Line by line, repeat the data below exactly, beginning at the first line and ending at the line with "from bokeh.resources import INLINE". Omit pictures.

***** SUPPLIED MATERIAL

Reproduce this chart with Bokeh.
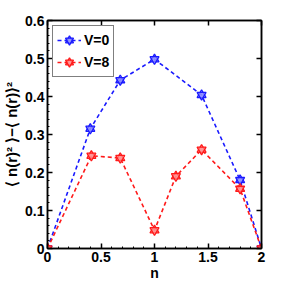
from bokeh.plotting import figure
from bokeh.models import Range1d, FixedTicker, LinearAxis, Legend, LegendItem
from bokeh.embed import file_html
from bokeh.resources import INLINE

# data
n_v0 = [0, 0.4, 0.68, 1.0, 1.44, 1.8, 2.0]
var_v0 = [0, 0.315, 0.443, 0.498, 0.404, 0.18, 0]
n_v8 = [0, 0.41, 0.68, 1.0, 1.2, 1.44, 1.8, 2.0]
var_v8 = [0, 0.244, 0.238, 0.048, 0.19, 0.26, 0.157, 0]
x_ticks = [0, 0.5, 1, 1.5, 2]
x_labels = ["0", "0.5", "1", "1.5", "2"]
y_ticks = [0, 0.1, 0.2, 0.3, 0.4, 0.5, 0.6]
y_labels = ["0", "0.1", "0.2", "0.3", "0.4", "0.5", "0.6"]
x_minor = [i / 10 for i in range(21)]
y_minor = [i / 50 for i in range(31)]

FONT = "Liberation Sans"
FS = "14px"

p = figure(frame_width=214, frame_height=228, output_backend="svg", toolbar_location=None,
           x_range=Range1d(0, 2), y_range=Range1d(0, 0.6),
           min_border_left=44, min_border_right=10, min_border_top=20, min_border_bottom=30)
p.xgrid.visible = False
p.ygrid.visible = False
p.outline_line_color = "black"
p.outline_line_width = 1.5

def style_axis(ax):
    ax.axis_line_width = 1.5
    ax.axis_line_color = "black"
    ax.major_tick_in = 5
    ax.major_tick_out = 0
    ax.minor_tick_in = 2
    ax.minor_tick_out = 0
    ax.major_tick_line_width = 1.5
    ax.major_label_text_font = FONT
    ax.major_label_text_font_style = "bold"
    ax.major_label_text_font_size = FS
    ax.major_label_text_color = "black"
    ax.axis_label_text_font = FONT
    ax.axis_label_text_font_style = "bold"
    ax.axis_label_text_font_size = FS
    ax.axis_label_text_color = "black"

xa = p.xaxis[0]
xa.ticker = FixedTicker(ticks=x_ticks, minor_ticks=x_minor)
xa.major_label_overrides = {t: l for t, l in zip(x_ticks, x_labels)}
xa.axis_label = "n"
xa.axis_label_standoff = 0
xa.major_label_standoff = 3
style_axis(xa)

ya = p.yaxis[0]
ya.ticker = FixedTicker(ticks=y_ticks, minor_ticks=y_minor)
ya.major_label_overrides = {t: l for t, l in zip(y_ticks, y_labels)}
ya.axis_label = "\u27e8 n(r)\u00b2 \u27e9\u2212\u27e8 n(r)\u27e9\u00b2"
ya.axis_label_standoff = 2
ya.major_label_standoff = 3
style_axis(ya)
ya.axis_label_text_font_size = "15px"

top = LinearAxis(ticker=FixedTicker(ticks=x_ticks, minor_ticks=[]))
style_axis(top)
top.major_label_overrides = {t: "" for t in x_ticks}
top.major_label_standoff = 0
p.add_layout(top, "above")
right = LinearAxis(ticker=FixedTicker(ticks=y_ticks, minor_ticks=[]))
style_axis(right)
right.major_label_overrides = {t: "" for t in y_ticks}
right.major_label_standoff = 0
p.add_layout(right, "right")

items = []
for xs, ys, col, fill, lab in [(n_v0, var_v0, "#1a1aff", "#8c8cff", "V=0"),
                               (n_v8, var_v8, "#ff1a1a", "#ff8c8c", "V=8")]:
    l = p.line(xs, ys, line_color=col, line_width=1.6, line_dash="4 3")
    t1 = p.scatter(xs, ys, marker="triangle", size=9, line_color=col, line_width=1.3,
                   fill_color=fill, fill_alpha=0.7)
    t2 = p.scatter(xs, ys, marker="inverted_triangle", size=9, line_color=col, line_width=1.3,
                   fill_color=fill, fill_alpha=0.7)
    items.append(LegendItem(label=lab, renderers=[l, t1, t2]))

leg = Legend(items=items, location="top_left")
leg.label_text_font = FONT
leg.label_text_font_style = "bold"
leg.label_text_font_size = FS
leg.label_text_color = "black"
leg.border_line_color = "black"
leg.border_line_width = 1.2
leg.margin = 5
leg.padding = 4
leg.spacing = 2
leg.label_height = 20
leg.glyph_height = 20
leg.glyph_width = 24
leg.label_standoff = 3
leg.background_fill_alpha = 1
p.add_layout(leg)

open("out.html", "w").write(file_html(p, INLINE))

**********

## RESPONSE
Reproduce this chart with Bokeh.
from bokeh.plotting import figure
from bokeh.models import Range1d, FixedTicker, LinearAxis, Legend, LegendItem
from bokeh.embed import file_html
from bokeh.resources import INLINE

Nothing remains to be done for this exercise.